14 Haziran 2016 Salı

#direnmenekşe

Bu benim menekşem. Hep böyle değildi, son aylarda yaprakları teker teker kurudu. Ben de kurumuş yapraklara boş yere su çekmeye çalışmasın diye teker teker kestim yapraklarını. Konuşa konuşa, neden kestiğimi anlatarak kestim. Aslında ne yapılacağını bildiğimden değil de sezgisel biraz. 

Sonra temizliğe gelen ablayla konuşurken bir menekşenin beş yıl yaşamasının bile neredeyse mucize olduğunu söyledi. (Duydun mu Vernon?) Keşke bir iki yaprağını kesip toprağa gömseymişim, oradan kök salarmış. Öyle de dedi ama onun için artık çok geçti. Neyse ki "kurumuş bu" diye çöpe atmak üzere uzandığı saksıdaki çiçek kolay pes etmemeye karar vermişti ve neyse ki çiçeğin kurumadığını, direndiğini göstermek üzere ben oradaydım. İnatla hayata tutunan çiçeğimin bir yanlış anlama sonucu çöpü boyladığını öğrenseydim hatırı sayılır bir müddet toparlayamazdım kendimi.

Her şeyden önce bu anısı olan bir çiçek. (Şu blogda "menekşe" diye aratınca çıkan yazıların sayısına ben bile şaşırdım az önce.) İstanbul'a geri taşındığım zaman evde başka bir saksı menekşe vardı. Tezimi yazarken yoldaş olmuştu bana, ben de ona çok bağlanmıştım. O zaman çalışma masam pencerenin önünde, ikimiz de pencere önü çiçeği yani. Benim pencereyle aramda bir de monitör var tabi ama olsun. Tez bitti. Gel zaman git zaman sararmaya başladı yaprakları. Vitaminler aldım, yapraklarını temizledim, kâr etmedi.
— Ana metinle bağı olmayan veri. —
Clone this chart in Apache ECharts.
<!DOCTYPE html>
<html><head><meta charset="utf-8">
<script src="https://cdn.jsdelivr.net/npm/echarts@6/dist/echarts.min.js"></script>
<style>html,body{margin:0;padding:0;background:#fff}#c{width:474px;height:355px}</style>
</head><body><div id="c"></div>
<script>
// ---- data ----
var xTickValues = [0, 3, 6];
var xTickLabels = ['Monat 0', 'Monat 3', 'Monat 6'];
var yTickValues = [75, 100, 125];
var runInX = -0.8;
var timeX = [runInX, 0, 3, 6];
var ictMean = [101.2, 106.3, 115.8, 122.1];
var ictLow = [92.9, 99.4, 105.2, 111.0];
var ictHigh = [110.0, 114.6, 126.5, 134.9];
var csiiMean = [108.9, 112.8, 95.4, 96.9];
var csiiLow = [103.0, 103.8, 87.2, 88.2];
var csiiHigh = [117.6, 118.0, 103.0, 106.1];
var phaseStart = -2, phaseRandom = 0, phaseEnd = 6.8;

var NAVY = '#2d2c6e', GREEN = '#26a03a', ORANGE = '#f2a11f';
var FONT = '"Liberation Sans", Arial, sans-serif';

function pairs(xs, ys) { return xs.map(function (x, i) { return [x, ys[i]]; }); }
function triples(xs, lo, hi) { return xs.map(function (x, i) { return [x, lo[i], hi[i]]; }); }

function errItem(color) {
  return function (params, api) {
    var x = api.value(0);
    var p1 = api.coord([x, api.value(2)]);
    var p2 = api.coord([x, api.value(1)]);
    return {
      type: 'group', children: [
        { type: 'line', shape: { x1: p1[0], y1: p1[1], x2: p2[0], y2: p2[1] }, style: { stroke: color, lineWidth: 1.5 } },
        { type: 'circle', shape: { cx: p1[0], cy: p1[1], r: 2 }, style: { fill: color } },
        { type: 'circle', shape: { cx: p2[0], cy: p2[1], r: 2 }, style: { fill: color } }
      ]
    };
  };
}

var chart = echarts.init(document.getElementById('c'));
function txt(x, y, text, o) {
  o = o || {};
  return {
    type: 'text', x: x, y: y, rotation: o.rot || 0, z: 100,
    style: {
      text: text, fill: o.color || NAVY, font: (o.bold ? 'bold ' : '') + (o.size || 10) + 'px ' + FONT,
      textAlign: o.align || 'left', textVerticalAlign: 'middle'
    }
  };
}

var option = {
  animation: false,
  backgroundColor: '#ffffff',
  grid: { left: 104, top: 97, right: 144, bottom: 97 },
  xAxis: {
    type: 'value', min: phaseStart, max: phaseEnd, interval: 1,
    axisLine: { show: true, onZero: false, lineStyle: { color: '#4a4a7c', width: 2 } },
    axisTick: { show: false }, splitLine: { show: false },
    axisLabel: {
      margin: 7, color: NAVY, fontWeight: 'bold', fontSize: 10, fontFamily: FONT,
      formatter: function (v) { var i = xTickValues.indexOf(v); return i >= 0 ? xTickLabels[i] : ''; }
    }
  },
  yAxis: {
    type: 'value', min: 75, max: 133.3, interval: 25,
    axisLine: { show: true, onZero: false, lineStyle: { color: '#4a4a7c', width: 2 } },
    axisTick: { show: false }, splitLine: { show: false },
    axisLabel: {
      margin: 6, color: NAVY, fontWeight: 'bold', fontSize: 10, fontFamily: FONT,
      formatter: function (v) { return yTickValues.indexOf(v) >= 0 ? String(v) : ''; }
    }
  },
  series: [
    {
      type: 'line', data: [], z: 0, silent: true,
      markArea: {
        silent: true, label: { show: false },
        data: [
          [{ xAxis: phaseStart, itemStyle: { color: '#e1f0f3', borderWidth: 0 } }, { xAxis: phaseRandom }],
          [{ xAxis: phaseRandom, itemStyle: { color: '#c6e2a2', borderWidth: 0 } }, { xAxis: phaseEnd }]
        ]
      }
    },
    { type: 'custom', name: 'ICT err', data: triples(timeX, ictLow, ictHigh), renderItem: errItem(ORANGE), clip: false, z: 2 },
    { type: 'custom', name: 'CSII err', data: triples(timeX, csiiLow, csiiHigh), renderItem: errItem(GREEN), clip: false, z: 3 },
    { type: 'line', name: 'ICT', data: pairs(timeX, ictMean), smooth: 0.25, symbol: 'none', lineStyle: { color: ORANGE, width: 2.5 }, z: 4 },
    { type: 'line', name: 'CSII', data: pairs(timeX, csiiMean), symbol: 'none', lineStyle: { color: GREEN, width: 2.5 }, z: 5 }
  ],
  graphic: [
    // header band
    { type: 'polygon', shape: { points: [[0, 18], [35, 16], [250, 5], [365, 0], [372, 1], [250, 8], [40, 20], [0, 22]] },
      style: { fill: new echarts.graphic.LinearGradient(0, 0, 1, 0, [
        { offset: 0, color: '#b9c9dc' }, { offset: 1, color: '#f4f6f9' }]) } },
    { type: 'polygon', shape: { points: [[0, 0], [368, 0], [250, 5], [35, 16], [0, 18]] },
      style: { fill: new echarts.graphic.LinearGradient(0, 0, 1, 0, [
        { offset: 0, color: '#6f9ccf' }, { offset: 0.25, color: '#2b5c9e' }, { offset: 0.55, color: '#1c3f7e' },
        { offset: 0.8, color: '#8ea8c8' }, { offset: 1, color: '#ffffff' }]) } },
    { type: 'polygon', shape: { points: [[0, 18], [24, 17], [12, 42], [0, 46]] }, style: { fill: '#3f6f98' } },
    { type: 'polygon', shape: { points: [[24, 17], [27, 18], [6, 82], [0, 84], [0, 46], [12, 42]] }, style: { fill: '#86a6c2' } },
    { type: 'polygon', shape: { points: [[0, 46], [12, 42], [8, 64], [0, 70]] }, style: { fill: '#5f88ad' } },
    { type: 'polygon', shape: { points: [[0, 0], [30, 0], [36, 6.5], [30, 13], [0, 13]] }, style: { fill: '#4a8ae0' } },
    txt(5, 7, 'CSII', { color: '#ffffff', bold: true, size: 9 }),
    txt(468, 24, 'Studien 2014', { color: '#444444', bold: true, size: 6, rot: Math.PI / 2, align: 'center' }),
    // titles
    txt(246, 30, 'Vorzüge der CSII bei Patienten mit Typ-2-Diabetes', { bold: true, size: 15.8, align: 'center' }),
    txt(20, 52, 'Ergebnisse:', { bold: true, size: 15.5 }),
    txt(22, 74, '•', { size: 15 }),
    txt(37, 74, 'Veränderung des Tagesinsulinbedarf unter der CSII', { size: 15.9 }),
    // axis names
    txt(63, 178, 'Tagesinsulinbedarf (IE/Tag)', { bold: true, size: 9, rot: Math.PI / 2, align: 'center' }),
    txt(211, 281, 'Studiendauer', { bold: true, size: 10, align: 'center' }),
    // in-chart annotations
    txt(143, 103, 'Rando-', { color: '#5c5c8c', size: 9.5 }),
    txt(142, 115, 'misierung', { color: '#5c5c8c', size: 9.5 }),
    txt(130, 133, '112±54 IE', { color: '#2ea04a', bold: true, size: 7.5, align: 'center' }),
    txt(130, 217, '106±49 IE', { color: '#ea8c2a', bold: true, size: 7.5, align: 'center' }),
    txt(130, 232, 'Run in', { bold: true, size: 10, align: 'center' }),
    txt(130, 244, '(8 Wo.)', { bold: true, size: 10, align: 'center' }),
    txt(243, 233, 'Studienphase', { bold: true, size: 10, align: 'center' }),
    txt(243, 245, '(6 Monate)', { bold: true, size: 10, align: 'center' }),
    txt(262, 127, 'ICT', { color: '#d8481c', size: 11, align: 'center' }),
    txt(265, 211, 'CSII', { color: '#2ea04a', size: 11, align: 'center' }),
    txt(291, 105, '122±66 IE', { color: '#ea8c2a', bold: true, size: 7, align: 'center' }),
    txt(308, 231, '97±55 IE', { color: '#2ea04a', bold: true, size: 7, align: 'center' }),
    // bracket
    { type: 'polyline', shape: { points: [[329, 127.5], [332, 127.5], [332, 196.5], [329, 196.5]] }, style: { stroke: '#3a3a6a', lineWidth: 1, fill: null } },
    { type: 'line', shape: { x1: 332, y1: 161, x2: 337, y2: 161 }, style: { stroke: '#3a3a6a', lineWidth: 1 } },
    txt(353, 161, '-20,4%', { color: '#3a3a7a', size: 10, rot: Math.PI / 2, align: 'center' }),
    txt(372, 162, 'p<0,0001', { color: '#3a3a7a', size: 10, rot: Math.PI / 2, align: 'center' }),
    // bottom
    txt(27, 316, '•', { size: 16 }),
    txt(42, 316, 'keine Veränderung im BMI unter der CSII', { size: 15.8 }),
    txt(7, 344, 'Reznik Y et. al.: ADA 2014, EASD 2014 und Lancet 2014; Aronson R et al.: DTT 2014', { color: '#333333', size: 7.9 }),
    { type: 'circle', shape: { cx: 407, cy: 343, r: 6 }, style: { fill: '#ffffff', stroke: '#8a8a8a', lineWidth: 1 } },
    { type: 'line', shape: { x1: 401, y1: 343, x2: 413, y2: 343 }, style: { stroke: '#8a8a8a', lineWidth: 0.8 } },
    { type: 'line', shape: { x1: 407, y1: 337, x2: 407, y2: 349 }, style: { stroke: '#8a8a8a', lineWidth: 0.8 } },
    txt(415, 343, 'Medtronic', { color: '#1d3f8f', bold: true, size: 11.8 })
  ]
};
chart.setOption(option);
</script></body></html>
Can çekiştiği sıralarda güneş görsün diye balkona koyduğum bir gün kuşlar devirip yere düşürdüler saksıyı. Cinayet mahalli gibiydi o saçılan toprak. Oturdum ağladım başında. Ve duyduğum kederi de yazdım buraya. Biraz zaman geçti aradan. Vernon'la birbirimizin blogunu okuyoruz o zaman, görüşmeden tanışıyoruz. Okuya tanıya sevdik birbirimizi, bu iş olur dedik, el ele tutuştuk. Bir akşam üstü iş çıkışı elinde geri dönüşüm kağıdından bir torbayla çıkageldi. İçinde de bir saksı menekşe var. Bu o menekşe işte. Saksı çiçeği almasına mı, yazdıklarımı okuyup ne kadar üzüldüğümü anlayıp aylar sonra böyle bir güzellik yapmasına mı... en mutlu olduğum anlardan biriydi işte.
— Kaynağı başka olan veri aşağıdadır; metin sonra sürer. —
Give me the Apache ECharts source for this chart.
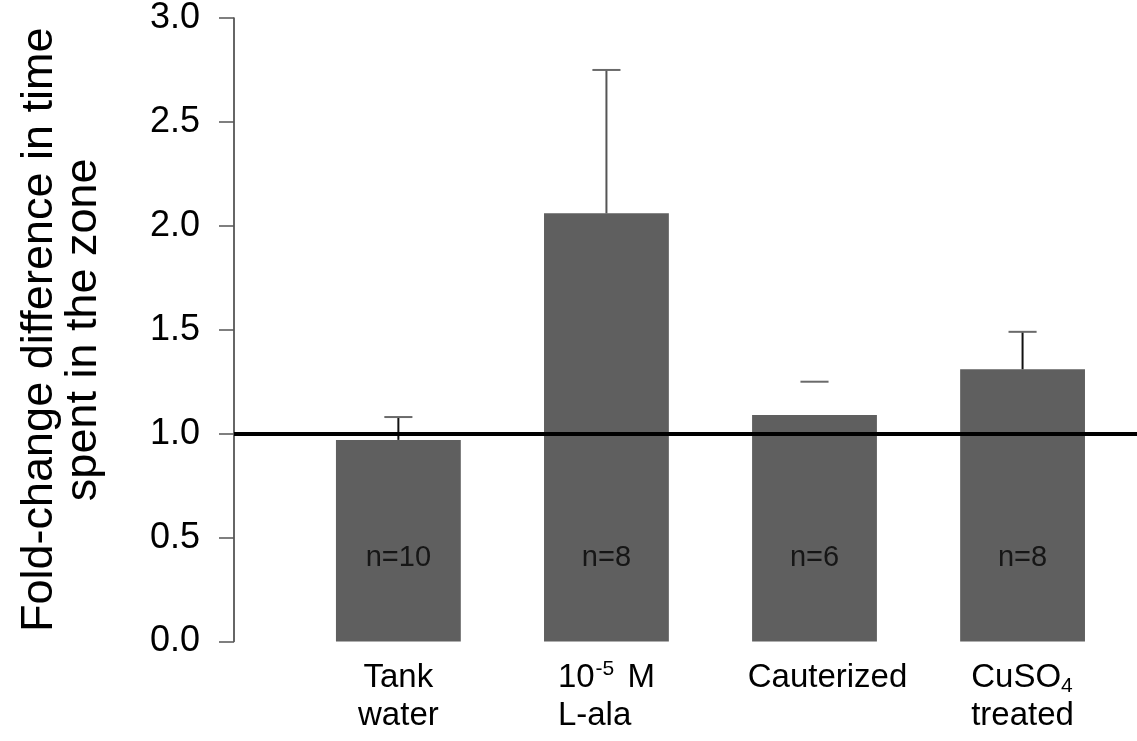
<!DOCTYPE html>
<html>
<head>
<meta charset="utf-8">
<script src="https://cdn.jsdelivr.net/npm/echarts@6/dist/echarts.min.js"></script>
<style>
  html, body { margin: 0; padding: 0; background: #ffffff; }
  #chart { width: 1137px; height: 741px; }
</style>
</head>
<body>
<div id="chart"></div>
<script>
// ---- data ----
const categories = ['Tank water', '10-5 M L-ala', 'Cauterized', 'CuSO4 treated'];
const means = [0.97, 2.06, 1.09, 1.31];
const errors = [0.11, 0.69, 0.16, 0.18];
const nLabels = ['n=10', 'n=8', 'n=6', 'n=8'];
const yTickLabels = ['0.0', '0.5', '1.0', '1.5', '2.0', '2.5', '3.0'];
const referenceLevel = 1.0;

// ---- styling ----
const FONT = '"Liberation Sans", Arial, Helvetica, sans-serif';
const stemColors = ['#111111', '#555555', 'rgba(0,0,0,0)', '#111111'];
const categoryRich = [
  '{c|Tank}\n{c|water}',
  '{l|10}{sup|-5}{l| M}\n{l|L-ala}',
  '{cp|Cauterized}',
  '{l|CuSO}{sub|4}\n{l|treated}'
];

const chart = echarts.init(document.getElementById('chart'), null, { renderer: 'canvas' });

const barData = means.map((v, i) => [i + 1, v, errors[i]]);

const option = {
  backgroundColor: '#ffffff',
  animation: false,
  grid: { left: 234, right: 0, top: 16, bottom: 99.5, containLabel: false },
  xAxis: {
    type: 'value',
    min: 0.21,
    max: 4.55,
    axisLine: { show: false },
    axisTick: { show: false },
    splitLine: { show: false },
    axisLabel: {
      customValues: [1, 2, 3, 4],
      margin: 17,
      verticalAlign: 'top',
      color: '#000',
      fontFamily: FONT,
      fontSize: 33,
      lineHeight: 38,
      formatter: (v) => categoryRich[Math.round(v) - 1] || '',
      rich: {
        c: { fontSize: 33, lineHeight: 38, fontFamily: FONT, color: '#000', align: 'center' },
        cp: { fontSize: 33, lineHeight: 38, fontFamily: FONT, color: '#000', align: 'center', padding: [0, 0, 0, 26] },
        l: { fontSize: 33, lineHeight: 38, fontFamily: FONT, color: '#000', align: 'left' },
        sup: { fontSize: 21, lineHeight: 21, fontFamily: FONT, color: '#000', align: 'left', verticalAlign: 'top', padding: [0, 4, 0, 1] },
        sub: { fontSize: 21, lineHeight: 21, fontFamily: FONT, color: '#000', align: 'left', verticalAlign: 'bottom' }
      }
    }
  },
  yAxis: {
    type: 'value',
    min: 0,
    max: 3,
    interval: 0.5,
    name: 'Fold-change difference in time\nspent in the zone',
    nameLocation: 'middle',
    nameRotate: 90,
    nameGap: 128,
    nameTextStyle: { fontFamily: FONT, fontSize: 45, lineHeight: 44, color: '#000' },
    axisLine: { show: true, lineStyle: { color: '#333', width: 1.5 } },
    axisTick: { show: true, length: 15, lineStyle: { color: '#555', width: 1.5 } },
    splitLine: { show: false },
    axisLabel: {
      margin: 34,
      color: '#000',
      fontFamily: FONT,
      fontSize: 36,
      formatter: (v) => yTickLabels[Math.round(v / 0.5)]
    }
  },
  series: [
    {
      type: 'custom',
      name: 'bars',
      z: 2,
      data: barData,
      encode: { x: 0, y: 1 },
      renderItem: (params, api) => {
        const i = params.dataIndex;
        const x = api.value(0);
        const v = api.value(1);
        const top = api.coord([x, v]);
        const base = api.coord([x, 0]);
        const w = api.size([0.6, 0])[0];
        const labelPt = api.coord([x, 0.40]);
        return {
          type: 'group',
          children: [
            {
              type: 'rect',
              shape: { x: top[0] - w / 2, y: top[1], width: w, height: base[1] - top[1] },
              style: { fill: '#5f5f5f' }
            },
            {
              type: 'text',
              x: labelPt[0],
              y: labelPt[1],
              style: {
                text: nLabels[i],
                fill: '#161616',
                font: '29px ' + FONT,
                align: 'center',
                verticalAlign: 'middle'
              }
            }
          ]
        };
      }
    },
    {
      type: 'custom',
      name: 'errors',
      z: 3,
      data: barData,
      encode: { x: 0, y: 1 },
      renderItem: (params, api) => {
        const i = params.dataIndex;
        const x = api.value(0);
        const v = api.value(1);
        const e = api.value(2);
        const p0 = api.coord([x, v]);
        const p1 = api.coord([x, v + e]);
        const capW = api.size([0.135, 0])[0];
        return {
          type: 'group',
          children: [
            {
              type: 'line',
              shape: { x1: p0[0], y1: p0[1], x2: p1[0], y2: p1[1] },
              style: { stroke: stemColors[i], lineWidth: 2 }
            },
            {
              type: 'line',
              shape: { x1: p1[0] - capW / 2, y1: p1[1], x2: p1[0] + capW / 2, y2: p1[1] },
              style: { stroke: '#6a6a6a', lineWidth: 2 }
            }
          ]
        };
      },
      markLine: {
        silent: true,
        symbol: ['none', 'none'],
        z: 5,
        label: { show: false },
        lineStyle: { color: '#000', width: 4, type: 'solid' },
        data: [{ yAxis: referenceLevel }]
      }
    }
  ]
};

chart.setOption(option);
</script>
</body>
</html>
Yine "gel zaman git zaman", biz kendi yollarımıza gittik. Menekşenin velayeti bende tabi. Neymiş, bunu da öldürürmüşüm ben. İsteyince inanılmaz gıcıklaşabilen bir insan, bunu da söylemeye hakkım var. Hayır gıcıklığı bir yana, içim ürperiyor bir yandan "ya sahiden bu da ölürse" diye. Gözüm gibi bakıyorum. İnadımdan değil ha. Yani Vernon'a inadımdan değil. Bir menekşe ölümüne daha katlanamayacağım için. Avuç içi kadar bir can zaten, dayanamıyor ki insan.

Anlattığım gibi en son bu hale geldi işte. Göz alıcı mor çiçekleri, hatta yaprakları bile yok ama direnişin en yakınımdaki simgesi şu an. Direniyor, yaşama tutunuyor, ben de ona tutunuyorum. Benim de bir yerden güç almam gerekiyor ve şu anda etrafımda bu menekşeden daha fazla yaşamaya istekli kimse yok. Kuru gövdesinden son bir gayretle çıkardığı minik yeşil yapraklarındaki yaşama iradesinin bende uyandırdığı saygı ve hayranlık koca koca saksılarla ölçülebilir ancak. Minicik bir saksı çiçeğinin insana verdiği kuvveti ise -ne kadar denesem de- kelimelerle anlatamam.